9/19/2016

TIFF Review: 'Arrival'

Arrival
(USA, 116 min.)
Dir. Denis Villeneuve, Writ. Eric Heisserer
Starring: Amy Adams, Jeremy Renner, Forest Whitaker
Programme: Galas (Canadian Premiere)
Courtesy of TIFF

One must hand it to Denis Villeneuve. The best Canadian director working in the movies today hasn’t lost his touch since moving away from his home and native land. Arrival marks Villeneuve’s third Hollywood film after Prisoners and the superior Sicario, and it’s both his biggest and best work since grabbing international attention with Canada’s Oscar nominee Incendies. The unique voice that Villeneuve developed in his Canadian work, however, infiltrates every frame of Arrival as the film evokes the visual power, emotional rawness, and speculative thrill of his previous works. Arrival has echoes of Enemy in the octopussy aliens that recall the spindly web of this 2013 mind-game and there are even shades of his gothic buffet Next Floor in the dark allegorical layers of this far-out world. Working on his biggest canvas yet, Villeneuve stretches his talents to their full potential: It’s the best mainstream film so far this year.


Arrival adapts Ted Chang’s short story The Story of Your Life as linguistics professor Dr. Louise Banks (Amy Adams) makes contact with aliens loitering ominously around the planet. She receives the assignment from the military’s Colonel Weber (Forest Whitaker) to make the tricky feat of interpreting extraterrestrial language with the aid of theoretical physicist Ian Donnelly (Jeremy Renner). Their progress, while shrouded in secrecy, advances swiftly as the aliens babble from behind glass walls. In search of a common language, Louise breaks down the fundamentals of speech and communication. Using a highly meme-able whiteboard and the building blocks of language, she makes contact.

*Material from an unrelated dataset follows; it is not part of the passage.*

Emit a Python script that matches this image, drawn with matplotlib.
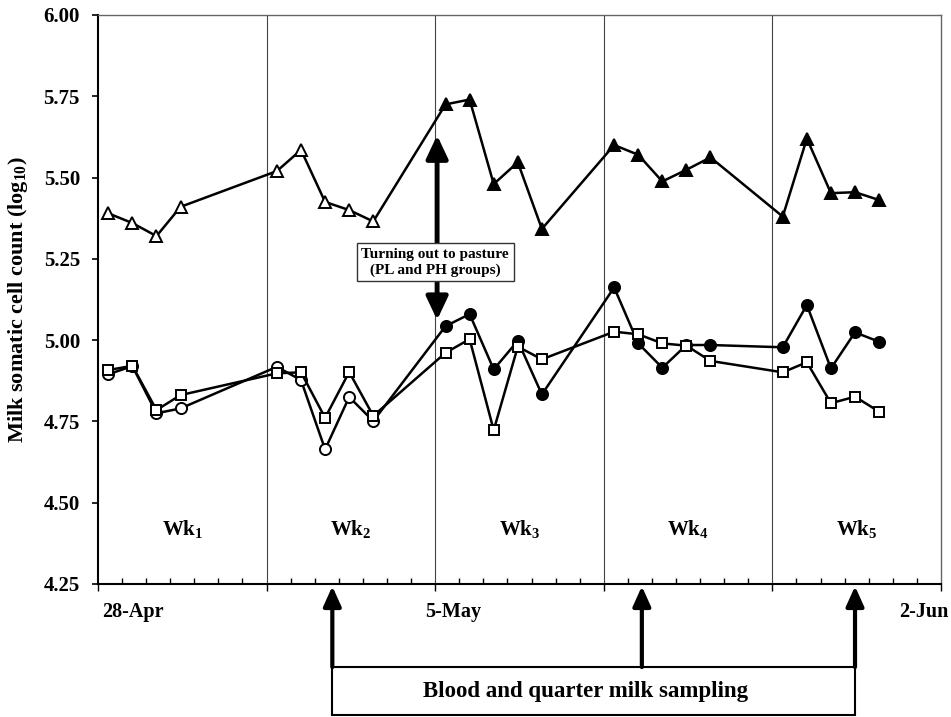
import numpy as np
import matplotlib
matplotlib.use('Agg')
import matplotlib.pyplot as plt
from matplotlib.patches import Rectangle

plt.rcParams['font.family'] = ['Liberation Serif', 'DejaVu Serif']
plt.rcParams['font.weight'] = 'bold'
plt.rcParams['mathtext.fontset'] = 'custom'
plt.rcParams['mathtext.rm'] = 'Liberation Serif:bold'
plt.rcParams['mathtext.bf'] = 'Liberation Serif:bold'
plt.rcParams['mathtext.it'] = 'Liberation Serif:bold'

# sampling days (days after start of trial)
days = [0, 1, 2, 3, 7, 8, 9, 10, 11, 14, 15, 16, 17, 18, 21, 22, 23, 24, 25, 28, 29, 30, 31, 32]

triangles = [5.39, 5.36, 5.32, 5.41, 5.52, 5.585, 5.425, 5.40, 5.365,
             5.725, 5.74, 5.48, 5.547, 5.342,
             5.60, 5.57, 5.488, 5.524, 5.562,
             5.38, 5.62, 5.452, 5.455, 5.431]
circles = [4.895, 4.92, 4.775, 4.79, 4.918, 4.877, 4.664, 4.825, 4.751,
           5.043, 5.08, 4.91, 4.998, 4.833,
           5.162, 4.99, 4.915, 4.985, 4.985,
           4.978, 5.108, 4.913, 5.024, 4.995]
squares = [4.908, 4.921, 4.785, 4.831, 4.898, 4.901, 4.761, 4.902, 4.767,
           4.961, 5.003, 4.723, 4.98, 4.941,
           5.026, 5.018, 4.99, 4.983, 4.936,
           4.901, 4.932, 4.806, 4.826, 4.78]

turnout_day = 13.65
turnout_span = [5.062, 5.63]
sampling_days = [9.3, 22.15, 31.0]

week_labels = ['Wk$_1$', 'Wk$_2$', 'Wk$_3$', 'Wk$_4$', 'Wk$_5$']
date_labels = ['28-Apr', '5-May', '2-Jun']
date_label_pos = [1.0, 14.3, 33.85]

x0 = -0.43
xmax = x0 + 35
week_edges = [x0 + 7 * k for k in range(6)]

fig = plt.figure(figsize=(9.51, 7.17), dpi=100)
ax = fig.add_axes([0.1030, 0.1855, 0.8865, 0.7936])

for edge in week_edges[1:-1]:
    ax.axvline(edge, color='#444444', lw=0.8, zorder=1)

days_arr = np.array(days)
after = days_arr > turnout_day

# triangle series
ax.plot(days, triangles, color='black', lw=1.8, zorder=3)
ax.plot(days_arr[~after], np.array(triangles)[~after], ls='none', marker='^', ms=9,
        mfc='white', mec='black', mew=1.4, zorder=4)
ax.plot(days_arr[after], np.array(triangles)[after], ls='none', marker='^', ms=9,
        mfc='black', mec='black', mew=1.4, zorder=4)

# circle series
ax.plot(days, circles, color='black', lw=1.8, zorder=3)
ax.plot(days_arr[~after], np.array(circles)[~after], ls='none', marker='o', ms=8,
        mfc='white', mec='black', mew=1.4, zorder=4)
ax.plot(days_arr[after], np.array(circles)[after], ls='none', marker='o', ms=8,
        mfc='black', mec='black', mew=1.4, zorder=4)

# square series
ax.plot(days, squares, color='black', lw=1.8, zorder=5)
ax.plot(days, squares, ls='none', marker='s', ms=7.5,
        mfc='white', mec='black', mew=1.4, zorder=6)

ax.set_xlim(x0, xmax)
ax.set_ylim(4.25, 6.00)
ax.set_yticks(np.arange(4.25, 6.01, 0.25))
ax.set_yticklabels(['%.2f' % v for v in np.arange(4.25, 6.01, 0.25)])
ax.tick_params(axis='y', direction='out', length=4, width=1.2, labelsize=15, pad=9)

ax.set_xticks(week_edges)
ax.set_xticklabels([])
ax.set_xticks(np.arange(x0, xmax + 0.01, 1), minor=True)
ax.tick_params(axis='x', which='major', direction='out', length=5, width=1)
ax.tick_params(axis='x', which='minor', direction='in', length=4, width=1)

for lbl, pos in zip(date_labels, date_label_pos):
    ax.text(pos, -0.049, lbl, transform=ax.get_xaxis_transform(), ha='center', va='center',
            fontsize=14.5, fontweight='bold')

for i, lbl in enumerate(week_labels):
    cx = (week_edges[i] + week_edges[i + 1]) / 2
    ax.text(cx, 4.42, lbl, ha='center', va='center', fontsize=15, fontweight='bold')

ax.set_ylabel('Milk somatic cell count (log$_{10}$)', fontsize=16, fontweight='bold')
ax.yaxis.set_label_coords(-0.081, 0.5)

for s in ['left', 'bottom']:
    ax.spines[s].set_linewidth(1.5)
for s in ['top', 'right']:
    ax.spines[s].set_linewidth(1.0)
    ax.spines[s].set_color('#666666')

# turning-out arrow and label
ax.annotate('', xy=(turnout_day, turnout_span[0]), xytext=(turnout_day, turnout_span[1]),
            arrowprops=dict(arrowstyle='<|-|>,head_length=0.7,head_width=0.33', lw=3.5,
                            color='black', shrinkA=0, shrinkB=0, mutation_scale=20), zorder=7)
ax.text(turnout_day - 0.08, 5.24, 'Turning out to pasture\n(PL and PH groups)', ha='center',
        va='center', fontsize=11, fontweight='bold', linespacing=1.25, zorder=8,
        bbox=dict(boxstyle='square,pad=0.3', fc='white', ec='#333333', lw=1))

# sampling arrows and box below the axis
trans = ax.get_xaxis_transform()
box_top, box_bottom = -0.146, -0.231
for d in sampling_days:
    ax.annotate('', xy=(d, -0.004), xytext=(d, box_top), xycoords=trans,
                arrowprops=dict(arrowstyle='-|>,head_length=0.6,head_width=0.27', lw=3,
                                color='black', shrinkA=0, shrinkB=0, mutation_scale=20),
                annotation_clip=False)
ax.add_patch(Rectangle((sampling_days[0], box_bottom), sampling_days[-1] - sampling_days[0],
                       box_top - box_bottom, transform=trans, fill=False, ec='black', lw=1.5,
                       clip_on=False))
ax.text(19.8, (box_top + box_bottom) / 2, 'Blood and quarter milk sampling', transform=trans,
        ha='center', va='center', fontsize=16.5, fontweight='bold')

fig.savefig('out.png', dpi=100)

Villeneuve crafts an eye-opening speculative atmosphere that takes place in the near future but finds its power in the action’s resemblance to today. The production design by frequent Villeneuve film teammate Patrice Vermette uses only the sparsest elements to create an alien invasion, while the snippets of extraterrestrial life that do appear in Arrival are bracingly impressionistic and the moody cinematography by Bradford Young accentuates the minimalist production design. A pulsating score by Sicario MVP Jóhann Jóhannsson fuels Arrival with a euphoric rush of adrenaline.

Arrival is singular sci-fi and smarter than the average studio film as it rejects spectacle in favour of philosophy. The film examines the elements of connection and communication that are forgotten in the digital age as Louise relies on old school methods and true, legitimate face to face dialogue to establish trust and build relationships. It’s a surprisingly analogue science fiction film as few digital conveniences drive the story, aside from a nifty tablet app that’s merely a practical manifestation of the groundwork Louise lays. As Louise communicates with the aliens and learns their language, she articulates a new perspective of life on Earth as the syntax and structure of extraterrestrial phonology exposes the limits of human expression.

Adams, who’s having a great year at the Festival with Nocturnal Animals, gives a performance of unwavering passion and strength as Louise. The star isn’t afraid to show the fear that screams in the linguist’s eyes as she enters the belly of the alien ship for the first time. Louise is, after all, human and fear is a basic emotion of our species. The adrenaline rush of confronting the alien species only fuels her quest for knowledge, though, and Louise becomes a quiet leader as she outsmarts every man in the department by relating to the aliens on a human level, using her eyes, hands, face, and every aspect of her being to break down barriers in communication, regardless of protocol.

Louise also suffers from a profound sense of loss as Arrival begins with a chapter from Louise’s life that defines her story. Following the tragic loss of her daughter, Louise needs to believe that something exists beyond the terrain of the Earth. These aliens offer some hope of an afterlife as all this expansive space houses the unknown. Memories of her daughter appear fleetingly as Arrival deftly begins to reconfigure its chronology to favour a non-liner syntax to match the alien language. The film evokes the memory of Robert Zemeckis’s Contact with Louise offering a kindred spirit to Jodie Foster’s pragmatic Ellie Arroway as she searches the galaxy for lost stars from her life.

Arrival, however, benefits from the limitations that Villeneuve and screenwriter Eric Heisserer put on the alien elements. They instead keep nearly all of the action grounded on Earth and find that the greater potential comes from withholding things from view. The marvel of science fiction is the power of the unknown, and Arrival keeps the audience guessing until its final moments until everything comes full circle. Arrival is a profound meditation on what it means to be human.

Arrival opens in theatres November 10.